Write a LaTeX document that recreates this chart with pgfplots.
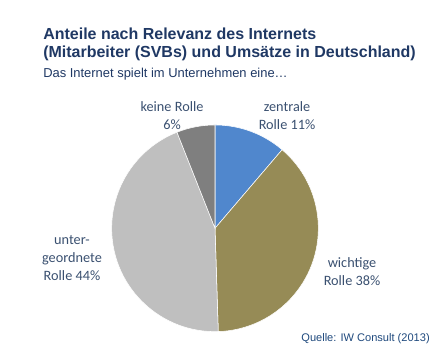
\documentclass[border=0pt]{standalone}
\usepackage{pgfplots}
\usepackage{pgfplotstable}
\pgfplotsset{compat=1.18}
\usepackage{fontspec}
\setmainfont{Liberation Sans}
\newfontfamily\calfont{Carlito}
\definecolor{cBlue}{RGB}{80,135,205}
\definecolor{cOlive}{RGB}{150,139,86}
\definecolor{cLight}{RGB}{191,191,191}
\definecolor{cDark}{RGB}{127,127,127}
\definecolor{titlec}{RGB}{31,56,100}
\definecolor{labc}{RGB}{58,80,112}
\definecolor{srcc}{RGB}{31,73,125}
\newcommand\slicecolor[1]{\ifcase#1 cBlue\or cOlive\or cLight\or cDark\fi}
\pgfdeclareplotmark{nothing}{}

% share in %, slice start/end angle (degrees, clockwise from 12 o'clock), colour index
\pgfplotstableread{
x   y     share a0     a1      ci
215 134.7 11    90     49.5    0
215 134.7 38    49.5   -88.2   1
215 134.7 44    -88.2  -248.4  2
215 134.7 6     -248.4 -270    3
}\pietable

\begin{document}
\begin{tikzpicture}
\begin{axis}[
  x=0.75pt, y=0.75pt,
  xmin=0, xmax=438, ymin=0, ymax=363,
  scale only axis, hide axis, clip=false,
]
\path (axis cs:0,0) rectangle (axis cs:438,363);
\addplot[
  scatter, only marks,
  mark=nothing,
  visualization depends on={\thisrow{a0} \as \aS},
  visualization depends on={\thisrow{a1} \as \aE},
  visualization depends on={\thisrow{ci} \as \cidx},
  scatter/@pre marker code/.code={%
    \pgfmathtruncatemacro\ci{\cidx}%
    \edef\slicecol{\slicecolor{\ci}}%
    \fill[fill=\slicecol, draw=white, line width=0.4pt, fill opacity=1, draw opacity=1]
      (0,0) -- (\aS:77.5pt) arc[start angle=\aS, end angle=\aE, radius=77.5pt] -- cycle;
    \scope
  },
  scatter/@post marker code/.code={\endscope},
] table[x=x, y=y] {\pietable};

% titles
\node[anchor=base west, font=\bfseries\fontsize{12}{14}\selectfont, text=titlec, inner sep=0pt]
  at (axis cs:43,{363-39.3}) {Anteile nach Relevanz des Internets};
\node[anchor=base west, font=\bfseries\fontsize{12}{14}\selectfont, text=titlec, inner sep=0pt]
  at (axis cs:43,{363-58}) {(Mitarbeiter (SVBs) und Umsätze in Deutschland)};
\node[anchor=base west, font=\fontsize{9.7}{11}\selectfont, text=titlec, inner sep=0pt]
  at (axis cs:43,{363-77.5}) {Das Internet spielt im Unternehmen eine…};

% slice labels
\node[align=center, font=\calfont\fontsize{10.7}{13.5}\selectfont, text=labc, inner sep=0pt]
  at (axis cs:172,{363-116}) {keine Rolle\\6\%};
\node[align=center, font=\calfont\fontsize{10.7}{13.5}\selectfont, text=labc, inner sep=0pt]
  at (axis cs:287,{363-116}) {zentrale\\Rolle 11\%};
\node[align=center, font=\calfont\fontsize{10.7}{13.5}\selectfont, text=labc, inner sep=0pt]
  at (axis cs:72,{363-258}) {unter-\\geordnete\\Rolle 44\%};
\node[align=center, font=\calfont\fontsize{10.7}{13.5}\selectfont, text=labc, inner sep=0pt]
  at (axis cs:352,{363-272}) {wichtige\\Rolle 38\%};

% source
\node[anchor=base east, font=\fontsize{8.3}{10}\selectfont, text=srcc, inner sep=0pt]
  at (axis cs:430,{363-341.7}) {Quelle: IW Consult (2013)};
\end{axis}
\end{tikzpicture}
\end{document}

· · · ·

• [TO DO]
Transcribe the whole listing exactly. Pictures are excluded.

• [EXERCISE ANSWER]
Write a LaTeX document that recreates this chart with pgfplots.
\documentclass[border=0pt]{standalone}
\usepackage{pgfplots}
\usepackage{pgfplotstable}
\pgfplotsset{compat=1.18}
\usepackage{fontspec}
\setmainfont{Liberation Sans}
\newfontfamily\calfont{Carlito}
\definecolor{cBlue}{RGB}{80,135,205}
\definecolor{cOlive}{RGB}{150,139,86}
\definecolor{cLight}{RGB}{191,191,191}
\definecolor{cDark}{RGB}{127,127,127}
\definecolor{titlec}{RGB}{31,56,100}
\definecolor{labc}{RGB}{58,80,112}
\definecolor{srcc}{RGB}{31,73,125}
\newcommand\slicecolor[1]{\ifcase#1 cBlue\or cOlive\or cLight\or cDark\fi}
\pgfdeclareplotmark{nothing}{}

% share in %, slice start/end angle (degrees, clockwise from 12 o'clock), colour index
\pgfplotstableread{
x   y     share a0     a1      ci
215 134.7 11    90     49.5    0
215 134.7 38    49.5   -88.2   1
215 134.7 44    -88.2  -248.4  2
215 134.7 6     -248.4 -270    3
}\pietable

\begin{document}
\begin{tikzpicture}
\begin{axis}[
  x=0.75pt, y=0.75pt,
  xmin=0, xmax=438, ymin=0, ymax=363,
  scale only axis, hide axis, clip=false,
]
\path (axis cs:0,0) rectangle (axis cs:438,363);
\addplot[
  scatter, only marks,
  mark=nothing,
  visualization depends on={\thisrow{a0} \as \aS},
  visualization depends on={\thisrow{a1} \as \aE},
  visualization depends on={\thisrow{ci} \as \cidx},
  scatter/@pre marker code/.code={%
    \pgfmathtruncatemacro\ci{\cidx}%
    \edef\slicecol{\slicecolor{\ci}}%
    \fill[fill=\slicecol, draw=white, line width=0.4pt, fill opacity=1, draw opacity=1]
      (0,0) -- (\aS:77.5pt) arc[start angle=\aS, end angle=\aE, radius=77.5pt] -- cycle;
    \scope
  },
  scatter/@post marker code/.code={\endscope},
] table[x=x, y=y] {\pietable};

% titles
\node[anchor=base west, font=\bfseries\fontsize{12}{14}\selectfont, text=titlec, inner sep=0pt]
  at (axis cs:43,{363-39.3}) {Anteile nach Relevanz des Internets};
\node[anchor=base west, font=\bfseries\fontsize{12}{14}\selectfont, text=titlec, inner sep=0pt]
  at (axis cs:43,{363-58}) {(Mitarbeiter (SVBs) und Umsätze in Deutschland)};
\node[anchor=base west, font=\fontsize{9.7}{11}\selectfont, text=titlec, inner sep=0pt]
  at (axis cs:43,{363-77.5}) {Das Internet spielt im Unternehmen eine…};

% slice labels
\node[align=center, font=\calfont\fontsize{10.7}{13.5}\selectfont, text=labc, inner sep=0pt]
  at (axis cs:172,{363-116}) {keine Rolle\\6\%};
\node[align=center, font=\calfont\fontsize{10.7}{13.5}\selectfont, text=labc, inner sep=0pt]
  at (axis cs:287,{363-116}) {zentrale\\Rolle 11\%};
\node[align=center, font=\calfont\fontsize{10.7}{13.5}\selectfont, text=labc, inner sep=0pt]
  at (axis cs:72,{363-258}) {unter-\\geordnete\\Rolle 44\%};
\node[align=center, font=\calfont\fontsize{10.7}{13.5}\selectfont, text=labc, inner sep=0pt]
  at (axis cs:352,{363-272}) {wichtige\\Rolle 38\%};

% source
\node[anchor=base east, font=\fontsize{8.3}{10}\selectfont, text=srcc, inner sep=0pt]
  at (axis cs:430,{363-341.7}) {Quelle: IW Consult (2013)};
\end{axis}
\end{tikzpicture}
\end{document}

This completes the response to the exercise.